Meet Nan Henson: Southern Charm with a Twist of Enneagram Wisdom
For the inaugural season of Southern Character, James sits down with someone who knows him better than most: his mother-in-law, Georgia Peach and longtime Enneagram teacher Nan Henson. Known affectionately as Enneagram Nan, she has spent more than twenty years researching, coaching, and teaching the Enneagram through the Enneagram Institute. She is also a daughter, wife, mother of three, and a woman with a surprising college past that included tambourines, Athens bar stages, and a band called the Fox Trots.
Before diving into types and centers, James and Nan start with what they share. Both married Type Sixes. Both have deep appreciation for the way the Enneagram reveals not just who we are but how we show up for the people we love.
The Enneagram’s Ancient Roots and Modern Teachers
Nan explains that the Enneagram is far older than most people realize. The symbol traces back more than two thousand years to ancient Greek thought, the Desert Fathers, and Sufi traditions. The word itself is Greek, combining “ennea,” meaning nine, and “gram,” meaning diagram or model.
The modern Enneagram took shape in the twentieth century through teachers like George Gurdjieff, Oscar Ichazo, and later Claudio Naranjo. Their work, combined with the scholarship of Don Riso and Russ Hudson, brought the system into contemporary psychology and spiritual growth. Riso and Hudson, founders of the Enneagram Institute, developed the levels of development and the widely used RHETI assessment that Nan uses in her coaching.
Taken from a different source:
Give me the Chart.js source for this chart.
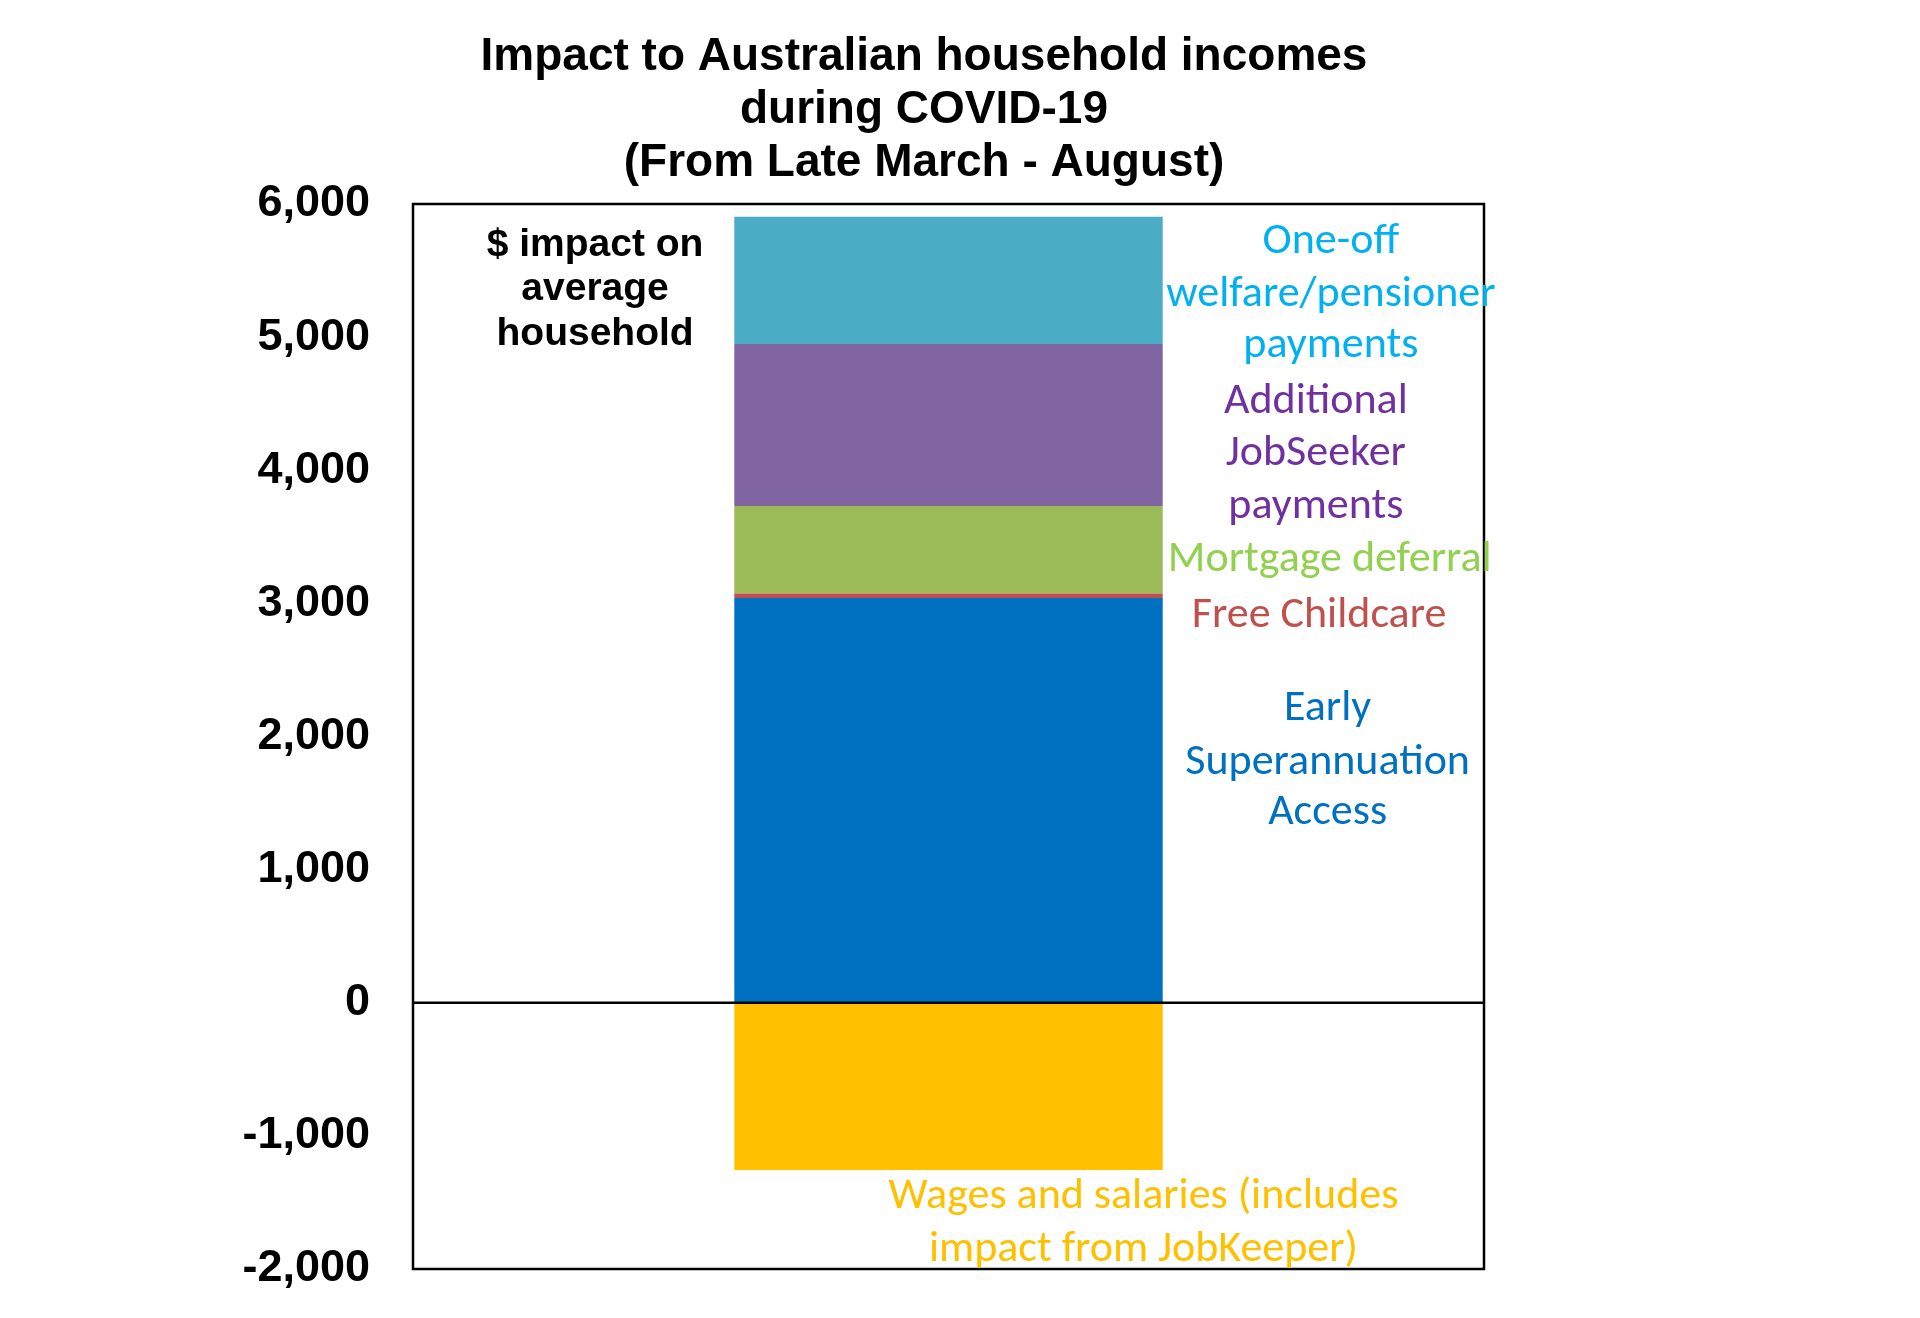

What emerges is a synthesis of ancient wisdom and modern understanding. A tool that has resurfaced in moments when people most need a way to understand themselves and each other.
The Nine Types and How They Function
Nan walks through the nine types with clarity and humor, offering examples that bring each one to life. Eights carry intensity and leadership. Nines offer steadiness and harmony. Ones aim for goodness and improvement. Twos bring unconditional love and generosity. Threes know how to adapt and shine. Fours feel deeply and see beauty everywhere. Fives illuminate ideas and conserve their energy. Sixes prepare for every possibility and lead with loyalty. Sevens seek joy, variety, and possibility.
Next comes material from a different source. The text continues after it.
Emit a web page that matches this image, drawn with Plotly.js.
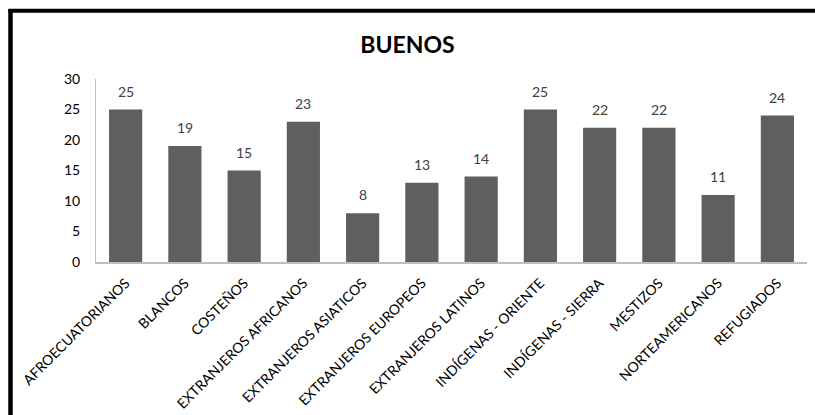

Each type has a dominant passion that drives behavior under stress. Each type also carries essential qualities that show up when we are healthy and present. Most importantly, every person has access to all nine qualities, even though one is home base.
Wings, Stress Paths, and Centers of Intelligence
Beyond knowing our type, Nan emphasizes the importance of wings, growth paths, and centers. Wings offer color and nuance, shaping how each type expresses itself. Stress and growth arrows show the direction we move when life tightens or opens.
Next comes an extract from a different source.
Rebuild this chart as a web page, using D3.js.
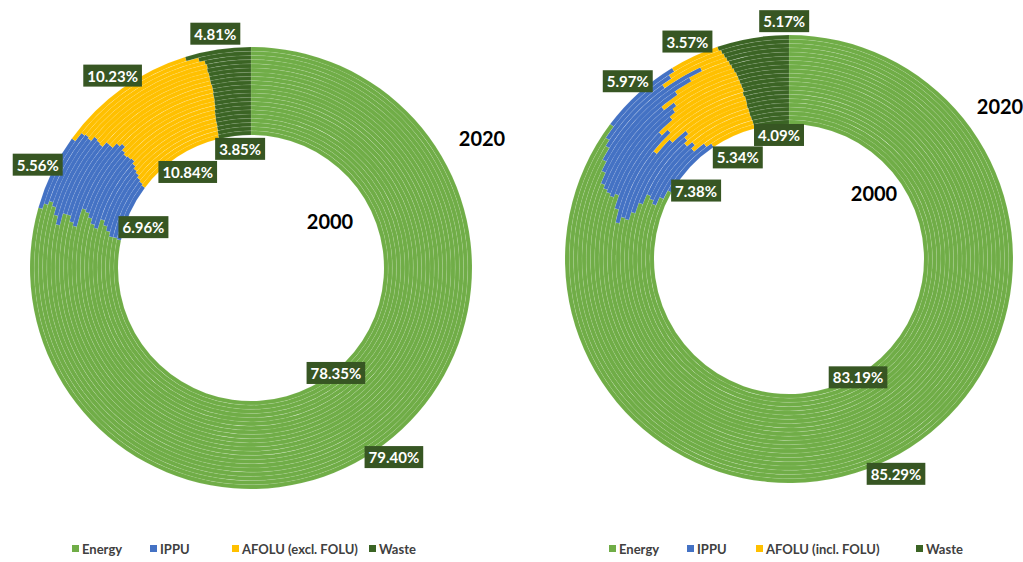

But the most transformative insight comes from the three centers of intelligence. Eights, Nines, and Ones are body centered and seek autonomy and respect. Twos, Threes, and Fours are heart centered and crave attention and validation. Fives, Sixes, and Sevens are head centered and want safety, security, and guidance.
Levels of Development and the Work of Presence
Nan explains that each type contains nine levels of development. Most of us live in the middle range, shifting up and down depending on stress, awareness, and the habits that have shaped us over a lifetime. Growth does not mean perfecting our type. It means becoming more present, more aware, and more capable of choosing our response rather than reacting on autopilot.
Presence is the heart of Enneagram work. Nan shares practices that help cultivate it, including walking the labyrinth in her backyard and engaging the body through simple, grounding activities. James shares how breathwork and physical movement help him slow down enough to notice what is rising in him before it takes over.
Awareness alone does not solve everything, but it creates the space where change becomes possible.
Where to Begin and How to Keep Going
For anyone new to the Enneagram, Nan recommends two starting points. First, the RHETI test through the Enneagram Institute for a grounded and reliable assessment. Second, trusted books such as The Wisdom of the Enneagram by Don Riso and Russ Hudson or the more accessible The Enneagram Made Easy by Renee Baron and Elizabeth Wagele.
She continues to offer coaching through enneagramatlanta.com, where students can explore their type more deeply.
Nan and James close the conversation with gratitude for what the Enneagram has added to their family. A shared language. A deeper compassion for each other. And a recognition that everyone is doing the best they can with the awareness they have.